- _Data items_
>> BEGIN
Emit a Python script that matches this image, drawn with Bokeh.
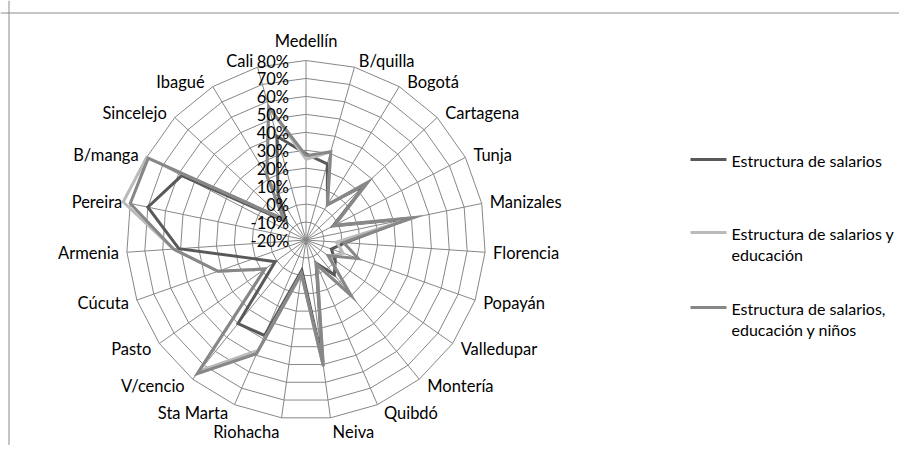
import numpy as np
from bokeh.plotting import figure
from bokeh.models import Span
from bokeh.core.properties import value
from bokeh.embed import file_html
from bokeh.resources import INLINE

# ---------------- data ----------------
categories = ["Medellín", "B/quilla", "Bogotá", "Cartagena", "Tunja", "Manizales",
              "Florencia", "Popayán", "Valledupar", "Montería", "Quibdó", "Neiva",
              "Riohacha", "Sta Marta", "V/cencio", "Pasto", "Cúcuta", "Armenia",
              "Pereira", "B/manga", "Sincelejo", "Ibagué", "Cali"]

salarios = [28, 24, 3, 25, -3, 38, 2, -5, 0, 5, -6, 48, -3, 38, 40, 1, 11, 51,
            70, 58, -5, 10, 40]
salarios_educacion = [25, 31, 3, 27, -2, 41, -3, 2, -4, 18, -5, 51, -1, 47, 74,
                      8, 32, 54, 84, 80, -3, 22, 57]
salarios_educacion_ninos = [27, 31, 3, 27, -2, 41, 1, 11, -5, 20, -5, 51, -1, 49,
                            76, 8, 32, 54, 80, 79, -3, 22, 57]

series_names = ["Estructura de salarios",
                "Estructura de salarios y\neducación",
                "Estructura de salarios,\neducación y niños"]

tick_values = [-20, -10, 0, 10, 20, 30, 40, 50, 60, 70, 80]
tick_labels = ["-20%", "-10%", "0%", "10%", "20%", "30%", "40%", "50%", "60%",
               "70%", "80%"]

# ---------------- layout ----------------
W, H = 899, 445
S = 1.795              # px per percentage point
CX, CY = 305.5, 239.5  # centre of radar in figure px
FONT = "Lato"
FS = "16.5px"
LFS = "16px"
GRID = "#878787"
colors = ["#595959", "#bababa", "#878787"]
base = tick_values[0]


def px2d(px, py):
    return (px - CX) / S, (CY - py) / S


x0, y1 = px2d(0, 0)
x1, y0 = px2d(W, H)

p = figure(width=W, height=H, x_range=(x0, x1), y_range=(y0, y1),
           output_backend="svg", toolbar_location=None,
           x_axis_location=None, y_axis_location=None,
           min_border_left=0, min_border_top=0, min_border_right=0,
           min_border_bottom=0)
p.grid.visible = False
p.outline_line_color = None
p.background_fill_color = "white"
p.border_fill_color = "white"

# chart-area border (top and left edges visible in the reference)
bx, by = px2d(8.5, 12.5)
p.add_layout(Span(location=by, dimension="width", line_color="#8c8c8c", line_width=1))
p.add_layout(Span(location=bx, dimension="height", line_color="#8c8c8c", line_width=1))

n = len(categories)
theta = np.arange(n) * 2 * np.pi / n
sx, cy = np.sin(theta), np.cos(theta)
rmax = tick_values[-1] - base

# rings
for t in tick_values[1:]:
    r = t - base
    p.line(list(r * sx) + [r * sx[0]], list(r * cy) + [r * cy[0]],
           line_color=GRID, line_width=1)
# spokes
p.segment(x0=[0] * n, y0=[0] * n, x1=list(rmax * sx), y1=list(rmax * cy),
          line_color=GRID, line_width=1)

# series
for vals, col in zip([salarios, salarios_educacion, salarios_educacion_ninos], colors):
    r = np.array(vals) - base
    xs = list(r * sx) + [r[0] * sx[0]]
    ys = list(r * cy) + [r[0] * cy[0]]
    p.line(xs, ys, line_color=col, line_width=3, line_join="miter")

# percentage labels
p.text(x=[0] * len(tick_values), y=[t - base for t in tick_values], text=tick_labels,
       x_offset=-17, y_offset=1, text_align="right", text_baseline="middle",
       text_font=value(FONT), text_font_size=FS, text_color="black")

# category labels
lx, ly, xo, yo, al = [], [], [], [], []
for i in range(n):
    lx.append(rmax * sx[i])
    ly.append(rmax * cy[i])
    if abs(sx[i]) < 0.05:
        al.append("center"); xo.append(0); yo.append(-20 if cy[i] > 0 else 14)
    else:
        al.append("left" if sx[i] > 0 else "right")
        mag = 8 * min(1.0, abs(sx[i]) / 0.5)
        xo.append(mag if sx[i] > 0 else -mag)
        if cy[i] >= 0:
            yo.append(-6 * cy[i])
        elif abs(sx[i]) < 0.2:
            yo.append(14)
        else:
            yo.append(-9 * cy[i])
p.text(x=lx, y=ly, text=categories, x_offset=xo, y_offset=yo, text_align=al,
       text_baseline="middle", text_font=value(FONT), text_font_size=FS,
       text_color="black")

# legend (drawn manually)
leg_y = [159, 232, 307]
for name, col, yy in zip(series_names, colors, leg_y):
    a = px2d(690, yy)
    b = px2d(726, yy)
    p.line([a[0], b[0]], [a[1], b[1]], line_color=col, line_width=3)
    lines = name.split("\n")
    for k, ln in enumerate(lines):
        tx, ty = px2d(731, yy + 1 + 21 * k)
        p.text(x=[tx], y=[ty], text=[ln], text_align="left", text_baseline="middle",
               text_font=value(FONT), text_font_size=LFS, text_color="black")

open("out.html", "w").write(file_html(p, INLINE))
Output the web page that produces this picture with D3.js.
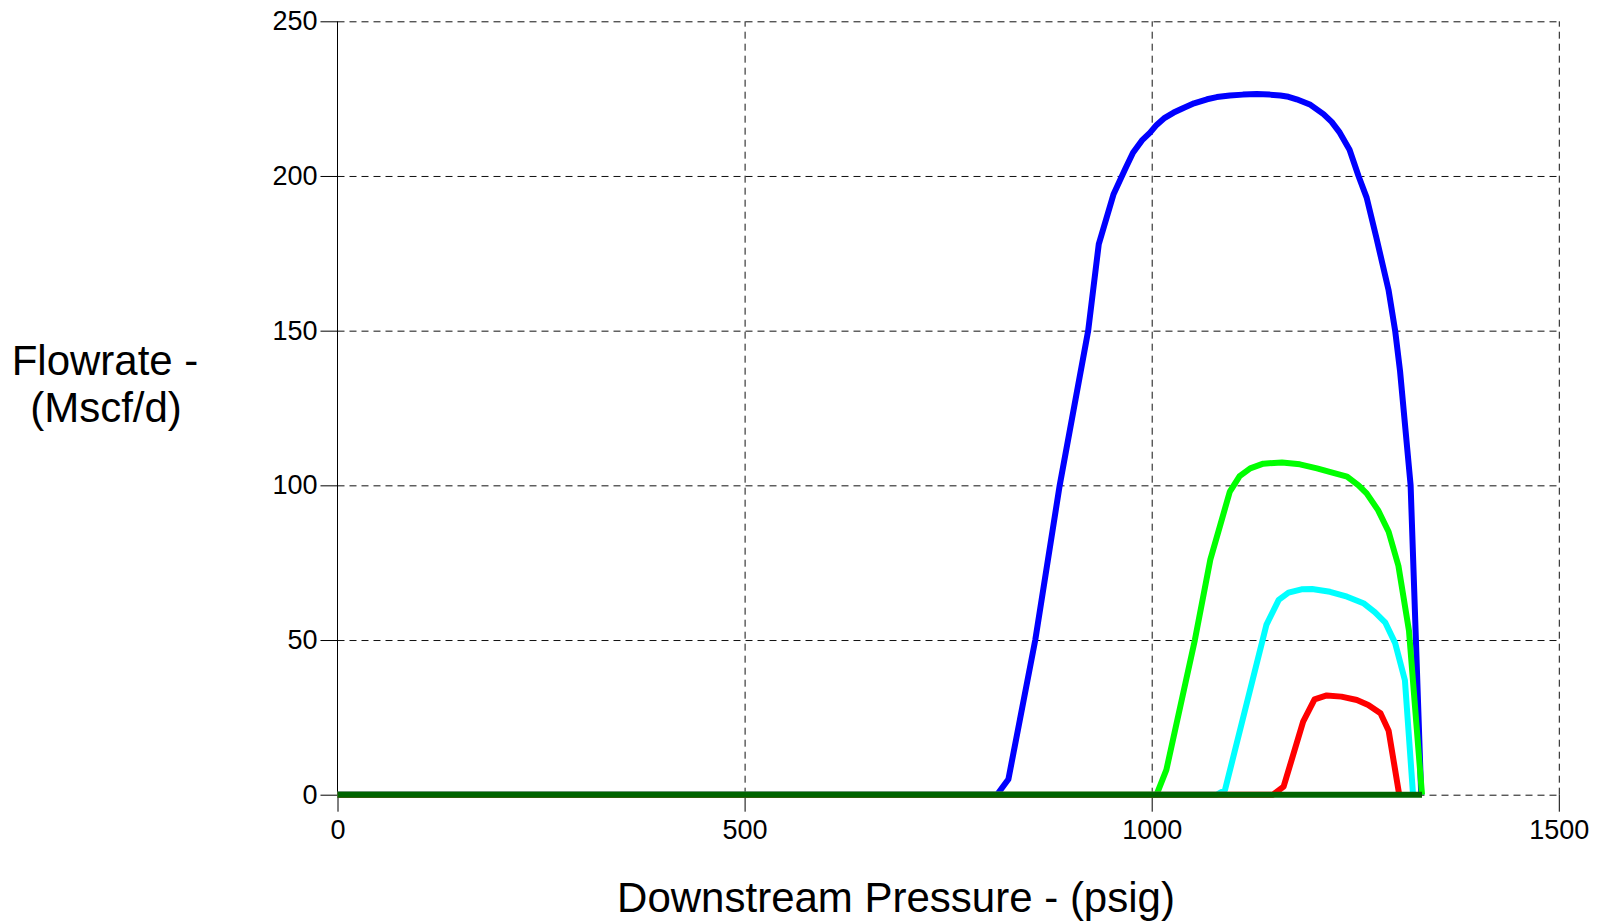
>> END
- _Exercise_
Restate, line by line and word for word, everything from the top of the material through the line that contains "from bokeh.resources import INLINE". Leave pictures out.

- _Written response_
Emit a Python script that matches this image, drawn with Bokeh.
import numpy as np
from bokeh.plotting import figure
from bokeh.models import Span
from bokeh.core.properties import value
from bokeh.embed import file_html
from bokeh.resources import INLINE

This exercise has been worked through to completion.